Added in version 5.1. Authentication parameter names are
case-insensitive. -
authscheme (string)
The authentication scheme used. Returns one of the scheme tokens
used by <urlcp authschemes> (here).
Added in version 5.01.1239140000 20090407. -
authschemehighest (string)
The highest (most secure) authentication scheme used during the
entire transaction, i.e. across redirects (if any). E.g. if a
Basic authentication protected page was fetched, which then
redirected to an anonymous-access page, authschemehighest
would return Basic, even though authscheme would
return anonymous (from the last page). Returns one of the
scheme tokens used by <urlcp authschemes>
(here).

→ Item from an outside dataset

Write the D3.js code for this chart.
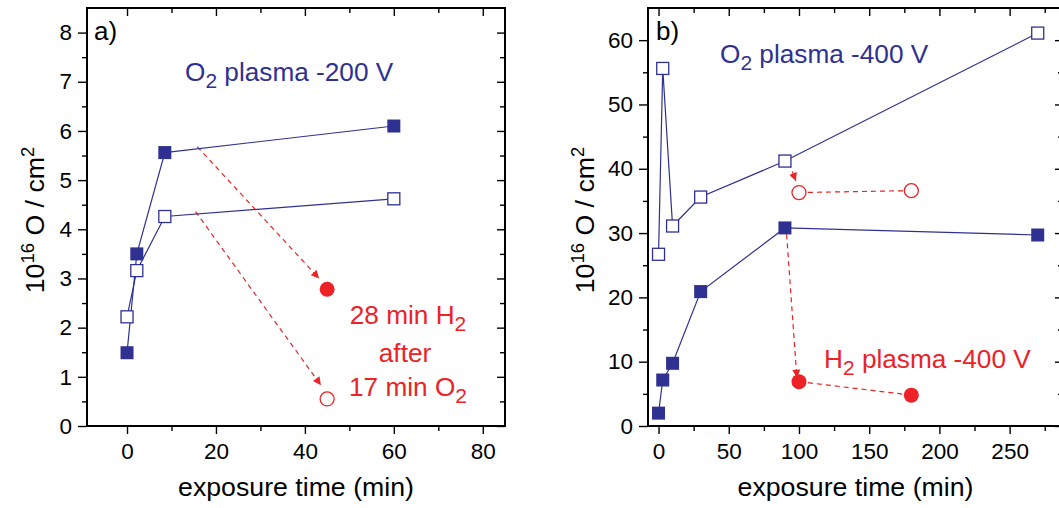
<!DOCTYPE html>
<html>
<head>
<meta charset="utf-8">
<script src="https://cdn.jsdelivr.net/npm/d3@7"></script>
<style>
  body { margin: 0; background: #fff; }
  svg { display: block; font-family: "Liberation Sans", Arial, sans-serif; }
</style>
</head>
<body>
<svg id="chart" width="1059" height="508"></svg>
<script>
// panel a) O2 plasma -200 V
const timeA = [0, 2.2, 8.5, 60];
const filledA = [1.49, 3.5, 5.56, 6.1];
const openA = [2.22, 3.16, 4.26, 4.62];
const h2TimeA = [45];
const h2FilledA = [2.78];
const h2OpenA = [0.55];
const arrowsA = [[15.8, 5.68, 43.2, 3.0], [15.4, 4.36, 43.6, 0.83]];

// panel b) O2 plasma -400 V, then H2 plasma -400 V
const timeB = [0, 3, 10, 30, 90, 270];
const filledB = [2.0, 7.15, 9.75, 20.9, 30.8, 29.7];
const openB = [26.7, 55.6, 31.1, 35.6, 41.2, 61.1];
const h2TimeB = [100, 180];
const h2FilledB = [6.9, 4.8];
const h2OpenB = [36.3, 36.6];
const arrowsB = [[93, 40.9, 97.8, 38.1], [91.2, 29.8, 98.5, 7.5]];

const xTicksA = [0, 20, 40, 60, 80];
const yTicksA = [0, 1, 2, 3, 4, 5, 6, 7, 8];
const xTicksB = [0, 50, 100, 150, 200, 250];
const yTicksB = [0, 10, 20, 30, 40, 50, 60];

const blue = "#2e3192", red = "#ec2227";
const svg = d3.select("#chart");

svg.append("defs").append("marker")
  .attr("id", "head").attr("viewBox", "0 0 10 10")
  .attr("refX", 10).attr("refY", 5)
  .attr("markerWidth", 10).attr("markerHeight", 8)
  .attr("markerUnits", "userSpaceOnUse")
  .attr("orient", "auto")
  .append("path").attr("d", "M0,0L10,5L0,10z").attr("fill", red);

function panel(p) {
  const g = svg.append("g");
  const x = d3.scaleLinear(p.xDom, p.xRange);
  const y = d3.scaleLinear(p.yDom, [426, 8]);
  const [x0, x1] = p.xRange;

  function axis(gen, tr, vals, size, labels) {
    const a = g.append("g").attr("transform", tr)
      .call(gen.tickValues(vals).tickSize(size).tickSizeOuter(0)
        .tickPadding(labels ? p.pad : 0).tickFormat(labels ? d3.format("d") : ""));
    a.select(".domain").remove();
    a.selectAll("line").attr("stroke", "#000").attr("stroke-width", 1.4);
    a.selectAll("text").attr("font-size", 22.5).attr("fill", "#000")
      .attr("font-family", "Liberation Sans, Arial, sans-serif");
    return a;
  }
  // bottom / left (outward), top / right (inward)
  axis(d3.axisBottom(x), "translate(0,426)", p.xTicks, 8, true)
    .selectAll("text").attr("dy", null).attr("y", 32.5);
  axis(d3.axisBottom(x), "translate(0,426)", p.xMinor, 5, false);
  axis(d3.axisLeft(y), `translate(${x0},0)`, p.yTicks, 9, true)
    .selectAll("text").attr("x", -15);
  axis(d3.axisLeft(y), `translate(${x0},0)`, p.yMinor, 5, false);
  axis(d3.axisTop(x), "translate(0,8)", p.xTicks, -8, false);
  axis(d3.axisTop(x), "translate(0,8)", p.xMinor, -5, false);
  axis(d3.axisRight(y), `translate(${x1},0)`, p.yTicks, -8, false);
  axis(d3.axisRight(y), `translate(${x1},0)`, p.yMinor, -5, false);

  g.append("rect").attr("x", x0).attr("y", 8).attr("width", x1 - x0).attr("height", 418)
    .attr("fill", "none").attr("stroke", "#000").attr("stroke-width", 2);

  const line = d3.line().x(d => x(d[0])).y(d => y(d[1]));
  const pairs = (xs, ys) => xs.map((t, i) => [t, ys[i]]);

  // red dashed arrows
  p.arrows.forEach(a => {
    g.append("line").attr("x1", x(a[0])).attr("y1", y(a[1]))
      .attr("x2", x(a[2])).attr("y2", y(a[3]))
      .attr("stroke", red).attr("stroke-width", 1.2).attr("stroke-dasharray", "5,4")
      .attr("marker-end", "url(#head)");
  });
  if (p.h2Line) {
    [p.h2Filled, p.h2Open].forEach(v => {
      g.append("path").attr("d", line(pairs(p.h2Time, v))).attr("fill", "none")
        .attr("stroke", red).attr("stroke-width", 1.2).attr("stroke-dasharray", "5,4");
    });
  }
  [p.open, p.filled].forEach(v => {
    g.append("path").attr("d", line(pairs(p.time, v))).attr("fill", "none")
      .attr("stroke", blue).attr("stroke-width", 1.2);
  });

  g.selectAll(".fs").data(pairs(p.time, p.filled)).join("rect")
    .attr("x", d => x(d[0]) - 6.5).attr("y", d => y(d[1]) - 6.5)
    .attr("width", 13).attr("height", 13).attr("fill", blue);
  g.selectAll(".os").data(pairs(p.time, p.open)).join("rect")
    .attr("x", d => x(d[0]) - 6).attr("y", d => y(d[1]) - 6)
    .attr("width", 12).attr("height", 12).attr("fill", "#fff")
    .attr("stroke", blue).attr("stroke-width", 1.3);
  g.selectAll(".fc").data(pairs(p.h2Time, p.h2Filled)).join("circle")
    .attr("cx", d => x(d[0])).attr("cy", d => y(d[1])).attr("r", 7.5).attr("fill", red);
  g.selectAll(".oc").data(pairs(p.h2Time, p.h2Open)).join("circle")
    .attr("cx", d => x(d[0])).attr("cy", d => y(d[1])).attr("r", 7)
    .attr("fill", "#fff").attr("stroke", red).attr("stroke-width", 1.3);

  // axis titles
  g.append("text").attr("x", (x0 + x1) / 2).attr("y", 496).attr("text-anchor", "middle")
    .attr("font-size", 26.7).text("exposure time (min)");
  const yl = g.append("text").attr("transform", `translate(${p.yTitleX},220) rotate(-90)`)
    .attr("text-anchor", "middle").attr("font-size", 26.7);
  yl.append("tspan").text("10");
  yl.append("tspan").attr("font-size", 18.5).attr("dy", -10).text("16");
  yl.append("tspan").attr("dy", 10).text(" O / cm");
  yl.append("tspan").attr("font-size", 18.5).attr("dy", -10).text("2");

  g.append("text").attr("x", p.tag[0]).attr("y", p.tag[1]).attr("font-size", 26).text(p.tagText);
  return { g, x, y };
}

function sub(g, xp, yp, color, parts, anchor) {
  const t = g.append("text").attr("x", xp).attr("y", yp).attr("font-size", 26.2)
    .attr("fill", color).attr("text-anchor", anchor || "start");
  let low = false;
  parts.forEach(([s, isSub]) => {
    if (isSub) { t.append("tspan").attr("font-size", 21).attr("dy", 7).text(s); low = true; }
    else { t.append("tspan").attr("dy", low ? -7 : 0).text(s); low = false; }
  });
}

const A = panel({
  xDom: [-9, 85], xRange: [87, 505], yDom: [0, 8.5],
  xTicks: xTicksA, xMinor: [10, 30, 50, 70], yTicks: yTicksA,
  yMinor: d3.range(0.5, 8.5, 1), pad: 6,
  time: timeA, filled: filledA, open: openA,
  h2Time: h2TimeA, h2Filled: h2FilledA, h2Open: h2OpenA, h2Line: false,
  arrows: arrowsA, yTitleX: 44, tag: [94, 40], tagText: "a)"
});
const B = panel({
  xDom: [-7.5, 288], xRange: [648, 1063], yDom: [0, 65],
  xTicks: xTicksB, xMinor: [25, 75, 125, 175, 225, 275], yTicks: yTicksB,
  yMinor: d3.range(5, 65, 10), pad: 6,
  time: timeB, filled: filledB, open: openB,
  h2Time: h2TimeB, h2Filled: h2FilledB, h2Open: h2OpenB, h2Line: true,
  arrows: arrowsB, yTitleX: 594, tag: [656, 40], tagText: "b)"
});

sub(A.g, 408, 324, red, [["28 min H"], ["2", true]], "middle");
sub(A.g, 405, 362, red, [["after"]], "middle");
sub(A.g, 408, 396, red, [["17 min O"], ["2", true]], "middle");
sub(A.g, 185, 81, blue, [["O"], ["2", true], [" plasma -200 V"]]);
sub(B.g, 720, 63, blue, [["O"], ["2", true], [" plasma -400 V"]]);
sub(B.g, 824, 368, red, [["H"], ["2", true], [" plasma -400 V"]]);
</script>
</body>
</html>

Added in version 5.01.1239140000
20090407. -
charsetconfigtotext (string)
The current charset configuration, in the format used by
<urlcp charsetconfigfromfile>
(here). Added in version 6. -
charsetdetected (string)
The charset of the source page, as detected by scanning the document,
without parsing explicit charset labels. Added in version 5. -
charsetexplicit (string)
The charset of the source page, as explicitly set in a header or
<META HTTP-EQUIV> label. Returns Unknown if
unknown or not set. Added in version 5. -
charsetsrc or charsetsource (string)
The charset of the source page, as interpreted by the parser.
This is taken from the first available source, in descending
priority: the charset as set by <urlcp charsetsrc>; the
charset explicitly set in the page (header or meta); the charset
detected by scanning the document; or the <urlcp
charsetsrcdefault> charset. Added in version 5. -
charsettxt or charsettext (string)
The charset of the formatted text (as returned by <urlinfo text>.
Added in version 5. -
contenttype (string)
The MIME content type of the page (without any parameters).
This may have been derived from the Content-Type header,
a <META HTTP-EQUIV> tag, or the URL extension, depending
on what is available. -
contenttypeparams (list)
The names of parameters in the MIME content type, if any. -
contenttypeparam (list, 2 args)
The value(s) of the content type parameter(s) named $which.
Multiple values may be given in $which. Parameter names
are case-insensitive. -
contenttypesrc (string)
Returns the source of contenttype and related data, i.e.
how it was determined. One of "generated", "header",
"doctype", "metaheader", "urlpath",
"contentscan" or "unknown". Added in
version 5.01.1116341784 20050517. Aka contenttypesource. -
cookiejar [all] [netscape4x]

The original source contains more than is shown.